_WRITTEN PROBLEM:_
Each line from the top of the listing through the one holding "fill=False, edgecolor='#A6A6A6', linewidth=1.6))" should be restated word for word, with nothing added and no pictures.

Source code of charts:
• • •
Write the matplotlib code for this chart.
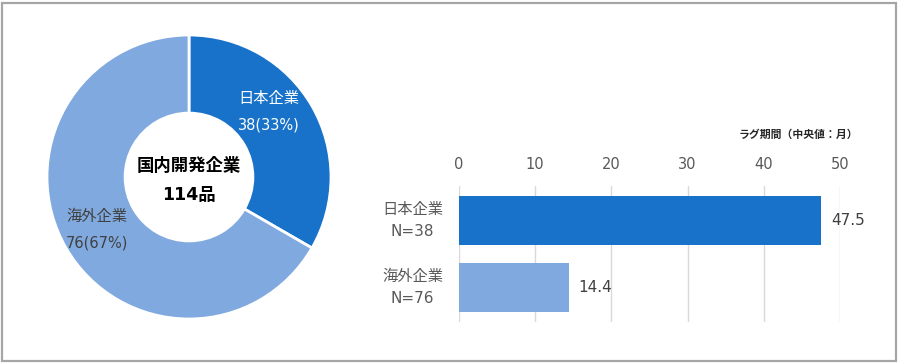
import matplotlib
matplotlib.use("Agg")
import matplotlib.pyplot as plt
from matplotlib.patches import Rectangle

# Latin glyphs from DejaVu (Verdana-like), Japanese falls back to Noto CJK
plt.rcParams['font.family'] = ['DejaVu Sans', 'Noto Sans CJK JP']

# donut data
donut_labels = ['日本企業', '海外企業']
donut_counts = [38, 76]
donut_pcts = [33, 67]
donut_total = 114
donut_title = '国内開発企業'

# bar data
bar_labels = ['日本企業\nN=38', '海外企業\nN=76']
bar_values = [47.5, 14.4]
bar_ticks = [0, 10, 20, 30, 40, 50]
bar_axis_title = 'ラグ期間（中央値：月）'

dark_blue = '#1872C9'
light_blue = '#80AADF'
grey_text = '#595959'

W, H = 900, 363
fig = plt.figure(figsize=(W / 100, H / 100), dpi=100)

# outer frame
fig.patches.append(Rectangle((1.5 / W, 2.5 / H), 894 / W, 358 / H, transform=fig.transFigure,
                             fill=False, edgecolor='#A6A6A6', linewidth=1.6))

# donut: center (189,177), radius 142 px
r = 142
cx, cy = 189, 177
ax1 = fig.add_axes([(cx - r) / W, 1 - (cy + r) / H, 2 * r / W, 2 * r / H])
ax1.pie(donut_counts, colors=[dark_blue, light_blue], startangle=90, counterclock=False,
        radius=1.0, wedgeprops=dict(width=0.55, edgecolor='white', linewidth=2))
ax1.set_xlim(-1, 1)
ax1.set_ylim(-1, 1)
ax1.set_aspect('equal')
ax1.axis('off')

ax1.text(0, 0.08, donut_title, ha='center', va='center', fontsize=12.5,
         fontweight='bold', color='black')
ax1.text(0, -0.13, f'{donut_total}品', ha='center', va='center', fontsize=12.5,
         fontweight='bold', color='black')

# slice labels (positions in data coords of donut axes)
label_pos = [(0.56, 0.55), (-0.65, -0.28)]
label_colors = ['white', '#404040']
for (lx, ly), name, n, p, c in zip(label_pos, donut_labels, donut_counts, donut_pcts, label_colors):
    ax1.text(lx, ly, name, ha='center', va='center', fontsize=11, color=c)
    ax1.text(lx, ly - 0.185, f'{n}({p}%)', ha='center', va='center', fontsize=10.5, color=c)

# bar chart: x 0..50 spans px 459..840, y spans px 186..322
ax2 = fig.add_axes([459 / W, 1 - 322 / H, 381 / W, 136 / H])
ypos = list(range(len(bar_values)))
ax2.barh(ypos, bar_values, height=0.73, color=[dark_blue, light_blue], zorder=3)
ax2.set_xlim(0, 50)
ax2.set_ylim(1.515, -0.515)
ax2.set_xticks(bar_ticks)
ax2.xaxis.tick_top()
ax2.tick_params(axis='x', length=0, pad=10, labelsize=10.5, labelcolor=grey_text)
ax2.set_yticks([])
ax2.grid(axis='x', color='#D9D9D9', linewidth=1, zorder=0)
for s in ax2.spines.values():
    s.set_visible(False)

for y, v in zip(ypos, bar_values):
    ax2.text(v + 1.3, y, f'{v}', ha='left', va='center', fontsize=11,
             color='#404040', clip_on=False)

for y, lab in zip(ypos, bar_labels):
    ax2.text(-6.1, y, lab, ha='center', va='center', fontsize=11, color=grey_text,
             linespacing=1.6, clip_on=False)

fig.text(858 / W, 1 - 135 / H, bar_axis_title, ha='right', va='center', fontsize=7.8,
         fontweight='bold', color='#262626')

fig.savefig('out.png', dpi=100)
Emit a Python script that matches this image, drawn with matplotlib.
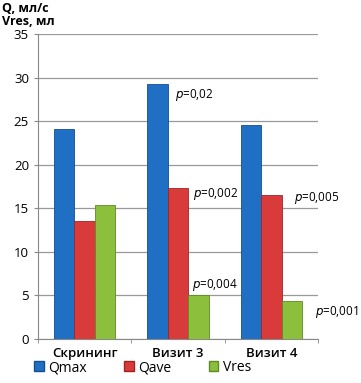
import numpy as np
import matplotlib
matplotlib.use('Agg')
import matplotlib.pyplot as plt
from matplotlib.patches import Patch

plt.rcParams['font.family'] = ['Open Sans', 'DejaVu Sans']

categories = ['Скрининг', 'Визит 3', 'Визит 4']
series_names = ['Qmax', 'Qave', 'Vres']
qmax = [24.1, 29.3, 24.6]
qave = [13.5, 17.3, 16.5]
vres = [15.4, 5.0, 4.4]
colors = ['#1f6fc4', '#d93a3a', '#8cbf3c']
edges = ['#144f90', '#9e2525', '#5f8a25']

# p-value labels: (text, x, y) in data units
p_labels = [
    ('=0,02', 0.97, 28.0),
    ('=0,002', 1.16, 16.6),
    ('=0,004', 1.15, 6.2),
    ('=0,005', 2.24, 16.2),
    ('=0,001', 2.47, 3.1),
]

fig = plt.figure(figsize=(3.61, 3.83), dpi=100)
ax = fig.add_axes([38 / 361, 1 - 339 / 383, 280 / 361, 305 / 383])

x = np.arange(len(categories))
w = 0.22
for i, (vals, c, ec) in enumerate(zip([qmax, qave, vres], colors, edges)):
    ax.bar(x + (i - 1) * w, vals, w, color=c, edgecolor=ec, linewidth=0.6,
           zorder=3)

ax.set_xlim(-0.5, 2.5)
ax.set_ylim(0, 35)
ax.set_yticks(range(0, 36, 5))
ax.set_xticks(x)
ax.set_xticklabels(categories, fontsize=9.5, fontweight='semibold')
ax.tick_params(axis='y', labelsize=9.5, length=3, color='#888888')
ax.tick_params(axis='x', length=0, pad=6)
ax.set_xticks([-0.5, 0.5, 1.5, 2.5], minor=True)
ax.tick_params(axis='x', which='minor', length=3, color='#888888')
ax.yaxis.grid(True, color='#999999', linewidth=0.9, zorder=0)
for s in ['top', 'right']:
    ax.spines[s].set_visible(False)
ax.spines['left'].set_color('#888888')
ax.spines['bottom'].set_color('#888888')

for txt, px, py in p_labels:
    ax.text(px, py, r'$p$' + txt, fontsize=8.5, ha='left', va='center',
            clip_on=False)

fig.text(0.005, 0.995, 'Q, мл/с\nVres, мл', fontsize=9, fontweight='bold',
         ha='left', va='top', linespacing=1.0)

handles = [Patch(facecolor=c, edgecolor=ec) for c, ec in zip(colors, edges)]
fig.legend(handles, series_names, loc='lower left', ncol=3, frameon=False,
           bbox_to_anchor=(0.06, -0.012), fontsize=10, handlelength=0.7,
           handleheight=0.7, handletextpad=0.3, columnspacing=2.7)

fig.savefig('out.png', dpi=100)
• • •
_THE RESPONSE:_
Write the matplotlib code for this chart.
import matplotlib
matplotlib.use("Agg")
import matplotlib.pyplot as plt
from matplotlib.patches import Rectangle

# Latin glyphs from DejaVu (Verdana-like), Japanese falls back to Noto CJK
plt.rcParams['font.family'] = ['DejaVu Sans', 'Noto Sans CJK JP']

# donut data
donut_labels = ['日本企業', '海外企業']
donut_counts = [38, 76]
donut_pcts = [33, 67]
donut_total = 114
donut_title = '国内開発企業'

# bar data
bar_labels = ['日本企業\nN=38', '海外企業\nN=76']
bar_values = [47.5, 14.4]
bar_ticks = [0, 10, 20, 30, 40, 50]
bar_axis_title = 'ラグ期間（中央値：月）'

dark_blue = '#1872C9'
light_blue = '#80AADF'
grey_text = '#595959'

W, H = 900, 363
fig = plt.figure(figsize=(W / 100, H / 100), dpi=100)

# outer frame
fig.patches.append(Rectangle((1.5 / W, 2.5 / H), 894 / W, 358 / H, transform=fig.transFigure,
                             fill=False, edgecolor='#A6A6A6', linewidth=1.6))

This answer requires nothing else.